(August 26, 2015) Targeted punishments could provide a path to international climate change cooperation, new research in game theory has found.
Conducted at the University of Warwick, the research suggests that in situations such as climate change, where everyone would be better off if everyone cooperated but it may not be individually advantageous to do so, the use of a strategy called 'targeted punishment' could help shift society towards global cooperation.
Despite the name, the ‘targeted punishment’ mechanism can apply to positive or negative incentives. The research argues that the key factor is that these incentives are not necessarily applied to everyone who may seem to deserve them. Rather, rules should be devised according to which only a small number of players are considered responsible at any one time.
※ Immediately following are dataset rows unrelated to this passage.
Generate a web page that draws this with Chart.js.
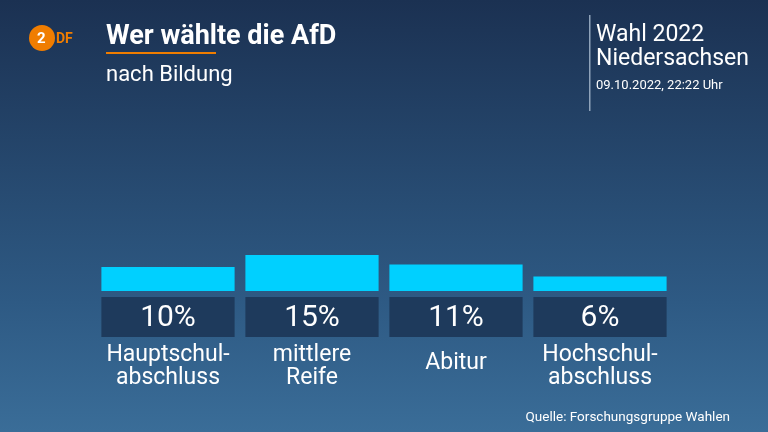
<!DOCTYPE html>
<html><head><meta charset="utf-8">
<script src="https://cdn.jsdelivr.net/npm/chart.js@4"></script>
<style>
html,body{margin:0;padding:0;}
body{width:768px;height:432px;background:linear-gradient(#1b3152,#2e5a84 70%,#3a6d98);}
#wrap{position:relative;width:768px;height:432px;}
</style></head><body>
<div id="wrap"><canvas id="c" width="768" height="432"></canvas></div>
<script>
var categories = [["Hauptschul-", "abschluss"], ["mittlere", "Reife"], ["Abitur"], ["Hochschul-", "abschluss"]];
var values = [10, 15, 11, 6];
var valueLabels = ["10%", "15%", "11%", "6%"];

var overlay = {
  id: 'overlay',
  afterDatasetsDraw: function(chart) {
    var c = chart.ctx, x = chart.scales.x, y = chart.scales.y;
    var base = y.getPixelForValue(0);
    c.save();
    // header
    c.fillStyle = '#f07d00';
    c.beginPath(); c.arc(42, 38, 13, 0, Math.PI * 2); c.fill();
    c.fillStyle = '#fff'; c.font = 'bold 15px Roboto'; c.textBaseline = 'middle';
    c.fillText('2', 37, 39);
    c.fillStyle = '#f07d00'; c.font = 'bold 14px Roboto'; c.fillText('DF', 56, 39);
    c.fillStyle = '#fff'; c.font = 'bold 27px Roboto'; c.textBaseline = 'alphabetic';
    c.fillText('Wer wählte die AfD', 106, 44);
    c.fillStyle = '#f07d00'; c.fillRect(106, 52, 110, 2);
    c.fillStyle = '#fff'; c.font = '22px Roboto'; c.fillText('nach Bildung', 106, 81);
    c.fillStyle = '#8fa3ba'; c.fillRect(589, 15, 1.5, 96);
    c.fillStyle = '#fff'; c.font = '23px Roboto';
    c.fillText('Wahl 2022', 596, 41); c.fillText('Niedersachsen', 596, 65);
    c.font = '13px Roboto'; c.fillText('09.10.2022, 22:22 Uhr', 596, 89);
    c.font = '13.5px Roboto'; c.textAlign = 'right';
    c.fillText('Quelle: Forschungsgruppe Wahlen', 730, 421);
    // value boxes and labels
    c.textAlign = 'center';
    var meta = chart.getDatasetMeta(0);
    meta.data.forEach(function(bar, i) {
      var w = bar.width, cx = bar.x;
      c.fillStyle = '#1e3a5c';
      c.fillRect(cx - w / 2, base + 6, w, 40);
      c.fillStyle = '#fff'; c.font = '30px Roboto'; c.textBaseline = 'middle';
      c.fillText(valueLabels[i], cx, base + 27);
      c.font = '23px Roboto';
      var lines = categories[i];
      var y0 = lines.length === 1 ? base + 72 : base + 64;
      lines.forEach(function(t, k) { c.fillText(t, cx, y0 + k * 23); });
    });
    c.restore();
  }
};

new Chart(document.getElementById('c'), {
  type: 'bar',
  data: {
    labels: categories,
    datasets: [{ data: values, backgroundColor: '#00d0ff', categoryPercentage: 1, barPercentage: 0.925 }]
  },
  options: {
    responsive: false, animation: false,
    layout: { padding: { left: 96, right: 96, top: 171, bottom: 141 } },
    plugins: { legend: { display: false }, tooltip: { enabled: false } },
    scales: {
      x: { display: false },
      y: { display: false, min: 0, max: 50 }
    }
  },
  plugins: [overlay]
});
</script>
</body></html>
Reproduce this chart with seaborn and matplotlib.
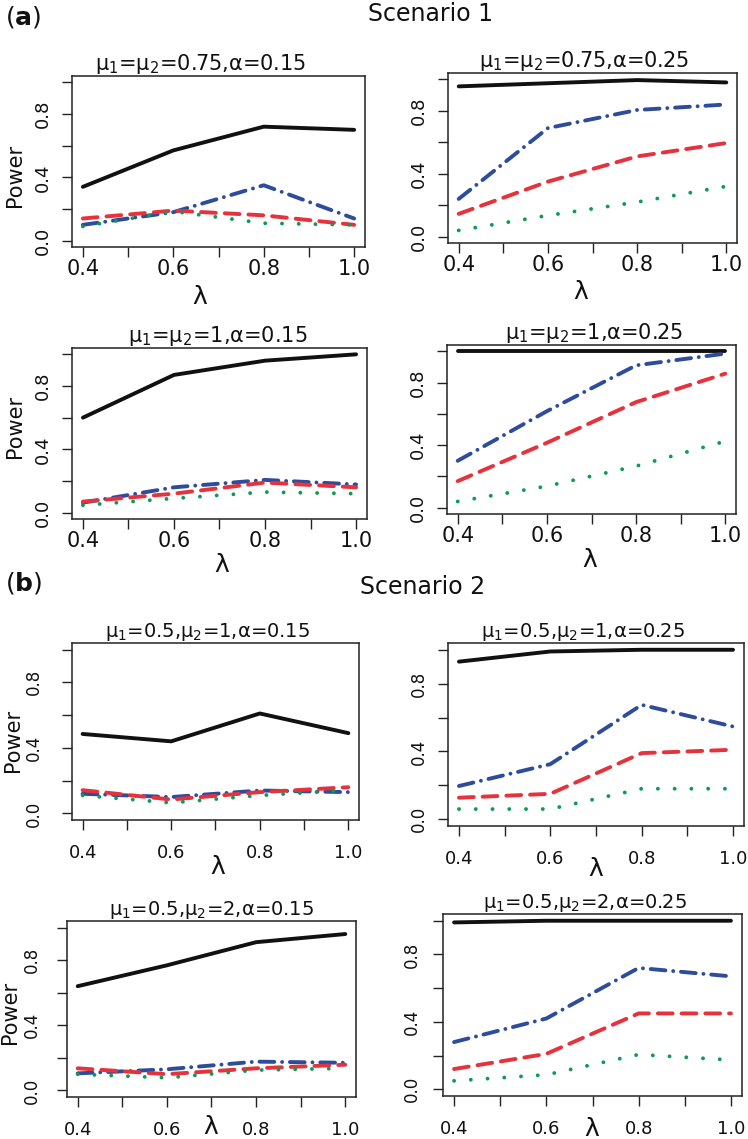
import matplotlib
import matplotlib.pyplot as plt
import pandas as pd
import seaborn as sns

matplotlib.use('agg')

lam = [0.4, 0.6, 0.8, 1.0]
methods = ['solid', 'dashdot', 'dash', 'dot']

titles = [r'$\mu_1$=$\mu_2$=0.75,$\alpha$=0.15', r'$\mu_1$=$\mu_2$=0.75,$\alpha$=0.25',
          r'$\mu_1$=$\mu_2$=1,$\alpha$=0.15', r'$\mu_1$=$\mu_2$=1,$\alpha$=0.25',
          r'$\mu_1$=0.5,$\mu_2$=1,$\alpha$=0.15', r'$\mu_1$=0.5,$\mu_2$=1,$\alpha$=0.25',
          r'$\mu_1$=0.5,$\mu_2$=2,$\alpha$=0.15', r'$\mu_1$=0.5,$\mu_2$=2,$\alpha$=0.25']

# scenario 1, mu1=mu2=0.75
p1_solid = [0.34, 0.57, 0.72, 0.70]
p1_dashdot = [0.10, 0.18, 0.35, 0.14]
p1_dash = [0.14, 0.19, 0.16, 0.10]
p1_dot = [0.09, 0.185, 0.11, 0.10]

p2_solid = [0.955, 0.975, 0.995, 0.98]
p2_dashdot = [0.24, 0.69, 0.805, 0.84]
p2_dash = [0.145, 0.35, 0.51, 0.595]
p2_dot = [0.04, 0.135, 0.22, 0.32]

# scenario 1, mu1=mu2=1
p3_solid = [0.60, 0.87, 0.96, 1.0]
p3_dashdot = [0.063, 0.16, 0.207, 0.178]
p3_dash = [0.07, 0.12, 0.19, 0.16]
p3_dot = [0.047, 0.09, 0.13, 0.12]

p4_solid = [1.0, 1.0, 1.0, 1.0]
p4_dashdot = [0.30, 0.617, 0.91, 0.985]
p4_dash = [0.17, 0.415, 0.675, 0.857]
p4_dot = [0.04, 0.138, 0.266, 0.425]

# scenario 2, mu1=0.5, mu2=1
p5_solid = [0.485, 0.44, 0.61, 0.49]
p5_dashdot = [0.12, 0.10, 0.14, 0.13]
p5_dash = [0.142, 0.085, 0.13, 0.16]
p5_dot = [0.11, 0.065, 0.11, 0.142]

p6_solid = [0.93, 0.99, 1.0, 1.0]
p6_dashdot = [0.196, 0.325, 0.675, 0.547]
p6_dash = [0.127, 0.15, 0.39, 0.41]
p6_dot = [0.06, 0.06, 0.18, 0.18]

# scenario 2, mu1=0.5, mu2=2
p7_solid = [0.64, 0.768, 0.91, 0.96]
p7_dashdot = [0.105, 0.13, 0.177, 0.17]
p7_dash = [0.136, 0.10, 0.136, 0.158]
p7_dot = [0.10, 0.078, 0.125, 0.136]

p8_solid = [0.99, 1.0, 1.0, 1.0]
p8_dashdot = [0.28, 0.42, 0.72, 0.67]
p8_dash = [0.12, 0.21, 0.45, 0.45]
p8_dot = [0.05, 0.086, 0.206, 0.174]

panels = [
    (p1_solid, p1_dashdot, p1_dash, p1_dot),
    (p2_solid, p2_dashdot, p2_dash, p2_dot),
    (p3_solid, p3_dashdot, p3_dash, p3_dot),
    (p4_solid, p4_dashdot, p4_dash, p4_dot),
    (p5_solid, p5_dashdot, p5_dash, p5_dot),
    (p6_solid, p6_dashdot, p6_dash, p6_dot),
    (p7_solid, p7_dashdot, p7_dash, p7_dot),
    (p8_solid, p8_dashdot, p8_dash, p8_dot),
]

palette = {'solid': '#111111', 'dashdot': '#2E4C9C', 'dash': '#E6323C', 'dot': '#0E9A55'}
dashes = {'solid': '', 'dashdot': (3.8, 2.0, 0.01, 2.0), 'dash': (3.8, 2.3), 'dot': (0.01, 4.3)}

W, H = 748, 1139
# axes boxes in pixels: left, top, right, bottom
boxes = [(72, 76, 365, 247), (448, 73, 737, 243),
         (72, 348, 367, 519), (447, 345, 736, 514),
         (72, 643, 359, 820), (448, 643, 744, 826),
         (67, 921, 356, 1097), (443, 914, 742, 1096)]
title_x = [0.44, 0.47, 0.495, 0.51, 0.474, 0.456, 0.5, 0.475]
xlab_pos = [(0.437, -0.22), (0.46, -0.22), (0.51, -0.2), (0.495, -0.2),
            (0.51, -0.198), (0.5, -0.17), (0.5, -0.105), (0.5, -0.115)]
ylab_pos = {0: (-0.16, 0.42), 2: (-0.16, 0.54), 4: (-0.17, 0.45), 6: (-0.163, 0.48)}
ypads = [7, 7, 7, 7, 14, 7, 11.5, 8.6]

sns.set_theme(style='white')
plt.rcParams['font.family'] = ['DejaVu Sans']
plt.rcParams['mathtext.default'] = 'regular'
plt.rcParams['text.color'] = '#111111'
plt.rcParams['axes.labelcolor'] = '#111111'
plt.rcParams['xtick.color'] = '#111111'
plt.rcParams['ytick.color'] = '#111111'

fig = plt.figure(figsize=(W / 100, H / 100), dpi=100)

for i, (vals, box) in enumerate(zip(panels, boxes)):
    l, t, r, b = box
    ax = fig.add_axes([l / W, 1 - b / H, (r - l) / W, (b - t) / H])
    df = pd.DataFrame({
        'lambda': lam * 4,
        'power': [v for series in vals for v in series],
        'method': [m for m in methods for _ in lam],
    })
    sns.lineplot(data=df, x='lambda', y='power', hue='method', style='method',
                 hue_order=methods, style_order=methods, palette=palette, dashes=dashes,
                 linewidth=2.8, errorbar=None, legend=False, ax=ax)
    for line in ax.lines:
        line.set_dash_capstyle('round')
        line.set_solid_capstyle('round')

    ax.set_xlim(0.376, 1.024)
    ax.set_ylim(-0.04, 1.04)
    ax.set_xticks([0.4, 0.5, 0.6, 0.7, 0.8, 0.9, 1.0])
    ax.set_xticklabels(['0.4', '', '0.6', '', '0.8', '', '1.0'])
    ax.set_yticks([0.0, 0.2, 0.4, 0.6, 0.8, 1.0])
    ax.set_yticklabels(['0.0', '', '0.4', '', '0.8', ''], rotation=90, va='center')
    for sp in ax.spines.values():
        sp.set_visible(True)
        sp.set_color('#222222')
        sp.set_linewidth(1.1)

    top_rows = i < 4
    ax.tick_params(axis='both', direction='out', length=7.2, width=1.0, color='#222222',
                   bottom=True, left=True)
    ax.tick_params(axis='x', pad=1.5 if top_rows else 10, labelsize=15 if top_rows else 13)
    ax.tick_params(axis='y', pad=ypads[i], labelsize=13 if top_rows else 12)

    ax.set_title(titles[i], fontsize=15 if top_rows else 14, x=title_x[i], pad=4)
    ax.set_xlabel(r'$\lambda$', fontsize=18)
    ax.xaxis.set_label_coords(*xlab_pos[i])
    if i in ylab_pos:
        ax.set_ylabel('Power', fontsize=15)
        ax.yaxis.set_label_coords(*ylab_pos[i])
    else:
        ax.set_ylabel('')

fig.text(5 / W, 1 - 17 / H, r'($\mathbf{a}$)', fontsize=18, va='center', ha='left')
fig.text(430 / W, 1 - 14 / H, 'Scenario 1', fontsize=17, va='center', ha='center')
fig.text(5 / W, 1 - 583 / H, r'($\mathbf{b}$)', fontsize=18, va='center', ha='left')
fig.text(423 / W, 1 - 587 / H, 'Scenario 2', fontsize=17, va='center', ha='center')

fig.savefig('out.png', dpi=100)
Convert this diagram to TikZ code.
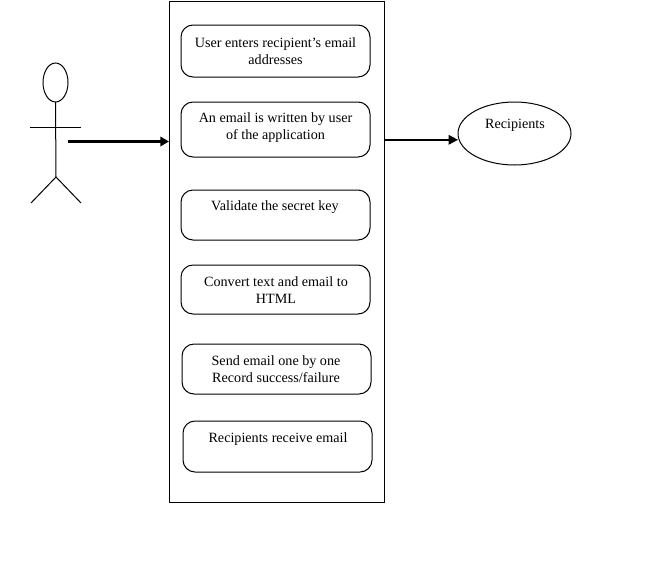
\documentclass[tikz,border=0pt]{standalone}
\usepackage{fontspec}
\setmainfont{Liberation Serif}
\usetikzlibrary{shapes.geometric,arrows.meta}
\tikzset{
  px/.style={x=0.75pt,y=-0.75pt},
  line/.style={draw=black,line width=0.75pt},
  stepbox/.style={line,rounded corners=9pt,minimum width=141.75pt,inner sep=0pt,outer sep=0pt},
  steptext/.style={font=\fontsize{10.6}{12.75}\selectfont,align=center,inner sep=0pt,text=black},
  oval/.style={line,ellipse,inner sep=0pt,outer sep=0pt},
  flowthick/.style={draw=black,line width=2.25pt,-{Triangle[length=6.5pt,width=7pt]},shorten >=0pt},
  flowthin/.style={draw=black,line width=1.5pt,-{Triangle[length=7pt,width=7pt]}},
}
\begin{document}
\begin{tikzpicture}[px]
\useasboundingbox[fill=white] (0,0) rectangle (655,582);
% container
\node[line,rectangle,inner sep=0pt,outer sep=0pt,minimum width=161.25pt,minimum height=375.75pt] (outer) at (276.5,251.5) {};
% steps
\node[stepbox,minimum height=39pt]    (b1) at (275.5,51)   {};
\node[stepbox,minimum height=41.25pt] (b2) at (275.5,129.5){};
\node[stepbox,minimum height=37.5pt]  (b3) at (275.5,215)  {};
\node[stepbox,minimum height=36.75pt] (b4) at (275.5,289.5){};
\node[stepbox,minimum height=37.5pt]  (b5) at (276.5,369)  {};
\node[stepbox,minimum height=38.25pt] (b6) at (277.5,446.5){};
\node[steptext] (t1) at (275.5,51.5)  {User enters recipient’s email\\addresses};
\node[steptext] (t2) at (275.5,127.5) {An email is written by user\\of the application};
\node[steptext] (t3) at (275,207.5)   {Validate the secret key};
\node[steptext] (t4) at (276,290.5)   {Convert text and email to\\HTML};
\node[steptext] (t5) at (276,369.5)   {Send email one by one\\Record success/failure};
\node[steptext] (t6) at (278,439.5)   {Recipients receive email};
% recipients
\node[oval,minimum width=84.75pt,minimum height=47.25pt] (rec) at (514.5,133.5) {};
\node[steptext] (rectext) at (515,125.5) {Recipients};
% actor
\node[oval,minimum width=18.75pt,minimum height=29.25pt] (head) at (55.5,82.5) {};
\coordinate (hip) at (56,177);
\coordinate (armL) at (30,127.3);
\coordinate (armR) at (81,127.3);
\coordinate (legL) at (31,203);
\coordinate (legR) at (81,203);
\draw[line] (head.south) -- (hip);
\draw[line] (armL) -- (armR);
\draw[line] (legL) -- (hip) -- (legR);
% connectors
\coordinate (hand) at (68,141.5);
\coordinate (out) at (384,139.8);
\draw[flowthick] (hand) -- (hand -| outer.west);
\draw[flowthin] (out) -- (out -| rec.west);
\end{tikzpicture}
\end{document}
The study’s author Dr Samuel Johnson, from the University of Warwick’s Mathematics Institute, explains:
"It is well known that some form of punishment, or positive incentives, can help maintain cooperation in situations where almost everyone is already cooperating, such as in a country with very little crime. But when there are only a few people cooperating and many more not doing so punishment can be too dilute to have any effect. In this regard, the international community is a bit like a failed state."
The paper, published in Royal Society Open Science and freely accessible online, shows that in situations of entrenched defection (non-cooperation), there exist strategies of 'targeted punishment' available to would-be punishers which can allow them to move a community towards global cooperation.